Leaf No. 4: Solicitor General
► Kagan's 14-month stint as the United States' top Supreme Court lawyer has been distinguished mostly by the fact that she's the 1st woman in the post. (It's her 2d turn in the Executive Branch; not much seems to have been written yet about her couple years in the Clinton White House.) Kagan's 1st oral argument before the Court came last September in Citizens United v. FEC; she failed to persuade a majority to sustain a federal statute regulating corporate spending on elections.
Here's a sampling on cases with a transnational angle:
► In the still-pending case of Samantar v. Yousuf, Kagan, along with State Department Legal Adviser Harold Hongju Koh, signed an amicus brief on behalf of victims of torture in Somalia, who are seeking affirmance of a lower-court ruling that denied a former Somali official immunity from their suit under the Alien Tort Statute, a 1789 law permitting human rights suits in U.S. courts.
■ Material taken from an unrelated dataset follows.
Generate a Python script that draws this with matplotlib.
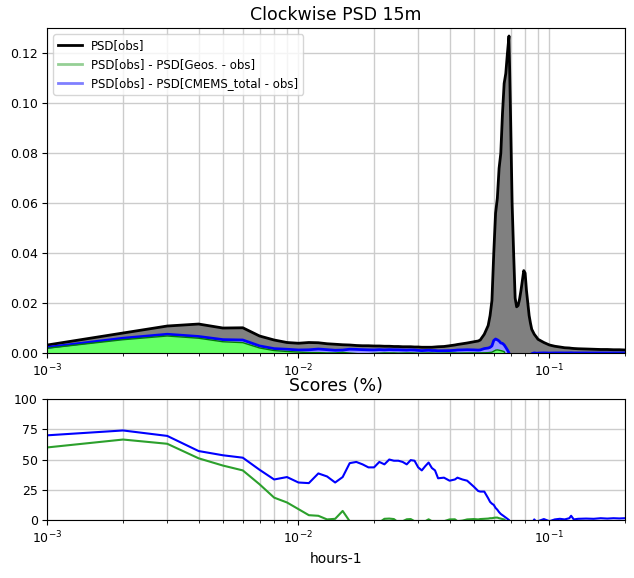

► During her confirmation hearings and since, Kagan's SG office has called for robust executive power in the campaign against terrorism. That fact should not surprise anyone who remembers the Clinton DOJ.
In short, a mixed bag. Perhaps the best answer to the question posed at the top is one implicit in a speech by Justice Stevens, whose own approach to transnational matters evolved, as I've written here. Stevens' speech, published at 74 Fordham Law Review 1561 (2006), was delivered in 2005, almost immediately after he'd administered the oath of office to Chief Justice John G. Roberts, Jr.
Applied to present context, the underlying question is this:
What will Justice Kagan be open to learning on the job?